Data block:

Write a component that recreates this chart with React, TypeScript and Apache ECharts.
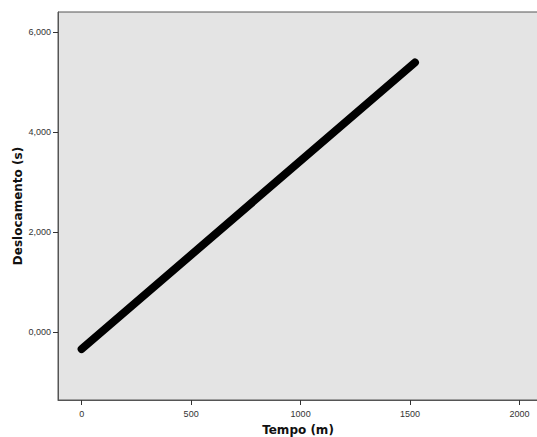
import React, { useEffect, useRef } from "react";
import * as echarts from "echarts";

const xTicks = [0, 500, 1000, 1500, 2000];
const yTicks = [0, 2, 4, 6];
const lineData: [number, number][] = [
  [0, -0.34],
  [1522, 5.4],
];
const xName = "Tempo (m)";
const yName = "Deslocamento (s)";

export default function App() {
  const ref = useRef<HTMLDivElement>(null);
  useEffect(() => {
    if (!ref.current) return;
    const chart = echarts.init(ref.current, undefined, { renderer: "svg" });
    const font = "'Liberation Sans', Arial, sans-serif";
    const titleFont = "'DejaVu Sans', Verdana, sans-serif";
    chart.setOption({
      animation: false,
      backgroundColor: "#ffffff",
      grid: {
        left: 58,
        top: 12,
        width: 480,
        height: 388,
        show: true,
        backgroundColor: "#e4e4e4",
        borderColor: "#555555",
        borderWidth: 1,
        outerBoundsMode: "none",
        containLabel: false,
      },
      xAxis: {
        type: "value",
        min: -108,
        max: 2084,
        name: xName,
        nameLocation: "middle",
        nameGap: 24,
        nameMoveOverlap: false,
        nameTextStyle: { fontFamily: titleFont, fontSize: 12, fontWeight: "bold", color: "#111" },
        axisLine: { show: true, onZero: false, lineStyle: { color: "#555555", width: 1 } },
        axisTick: { show: true, inside: false, length: 5, customValues: xTicks, lineStyle: { color: "#333" } },
        axisLabel: {
          customValues: xTicks,
          fontFamily: font,
          fontSize: 9,
          color: "#333",
          margin: 9,
          formatter: (v: number) => String(v),
        },
        splitLine: { show: false },
      },
      yAxis: {
        type: "value",
        min: -1.36,
        max: 6.41,
        name: yName,
        nameLocation: "middle",
        nameGap: 34,
        nameMoveOverlap: false,
        nameTextStyle: { fontFamily: titleFont, fontSize: 12, fontWeight: "bold", color: "#111" },
        axisLine: { show: true, onZero: false, lineStyle: { color: "#555555", width: 1 } },
        axisTick: { show: true, inside: false, length: 5, customValues: yTicks, lineStyle: { color: "#333" } },
        axisLabel: {
          customValues: yTicks,
          fontFamily: font,
          fontSize: 9,
          color: "#333",
          margin: 7,
          formatter: (v: number) => v.toFixed(3).replace(".", ","),
        },
        splitLine: { show: false },
      },
      series: [
        {
          type: "line",
          data: lineData,
          symbol: "none",
          lineStyle: { color: "#000000", width: 8, cap: "round" },
        },
      ],
    });
    return () => chart.dispose();
  }, []);
  return (
    <div
      ref={ref}
      style={{ position: "absolute", left: 0, top: 0, width: 537, height: 437 }}
    />
  );
}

Instructions to follow: Using the material above, set down every line exactly, but skip the pictures.

Reply:
Write a component that recreates this chart with React, TypeScript and Apache ECharts.
import React, { useEffect, useRef } from "react";
import * as echarts from "echarts";

const xTicks = [0, 500, 1000, 1500, 2000];
const yTicks = [0, 2, 4, 6];
const lineData: [number, number][] = [
  [0, -0.34],
  [1522, 5.4],
];
const xName = "Tempo (m)";
const yName = "Deslocamento (s)";

export default function App() {
  const ref = useRef<HTMLDivElement>(null);
  useEffect(() => {
    if (!ref.current) return;
    const chart = echarts.init(ref.current, undefined, { renderer: "svg" });
    const font = "'Liberation Sans', Arial, sans-serif";
    const titleFont = "'DejaVu Sans', Verdana, sans-serif";
    chart.setOption({
      animation: false,
      backgroundColor: "#ffffff",
      grid: {
        left: 58,
        top: 12,
        width: 480,
        height: 388,
        show: true,
        backgroundColor: "#e4e4e4",
        borderColor: "#555555",
        borderWidth: 1,
        outerBoundsMode: "none",
        containLabel: false,
      },
      xAxis: {
        type: "value",
        min: -108,
        max: 2084,
        name: xName,
        nameLocation: "middle",
        nameGap: 24,
        nameMoveOverlap: false,
        nameTextStyle: { fontFamily: titleFont, fontSize: 12, fontWeight: "bold", color: "#111" },
        axisLine: { show: true, onZero: false, lineStyle: { color: "#555555", width: 1 } },
        axisTick: { show: true, inside: false, length: 5, customValues: xTicks, lineStyle: { color: "#333" } },
        axisLabel: {
          customValues: xTicks,
          fontFamily: font,
          fontSize: 9,
          color: "#333",
          margin: 9,
          formatter: (v: number) => String(v),
        },
        splitLine: { show: false },
      },
      yAxis: {
        type: "value",
        min: -1.36,
        max: 6.41,
        name: yName,
        nameLocation: "middle",
        nameGap: 34,
        nameMoveOverlap: false,
        nameTextStyle: { fontFamily: titleFont, fontSize: 12, fontWeight: "bold", color: "#111" },
        axisLine: { show: true, onZero: false, lineStyle: { color: "#555555", width: 1 } },
        axisTick: { show: true, inside: false, length: 5, customValues: yTicks, lineStyle: { color: "#333" } },
        axisLabel: {
          customValues: yTicks,
          fontFamily: font,
          fontSize: 9,
          color: "#333",
          margin: 7,
          formatter: (v: number) => v.toFixed(3).replace(".", ","),
        },
        splitLine: { show: false },
      },
      series: [
        {
          type: "line",
          data: lineData,
          symbol: "none",
          lineStyle: { color: "#000000", width: 8, cap: "round" },
        },
      ],
    });
    return () => chart.dispose();
  }, []);
  return (
    <div
      ref={ref}
      style={{ position: "absolute", left: 0, top: 0, width: 537, height: 437 }}
    />
  );
}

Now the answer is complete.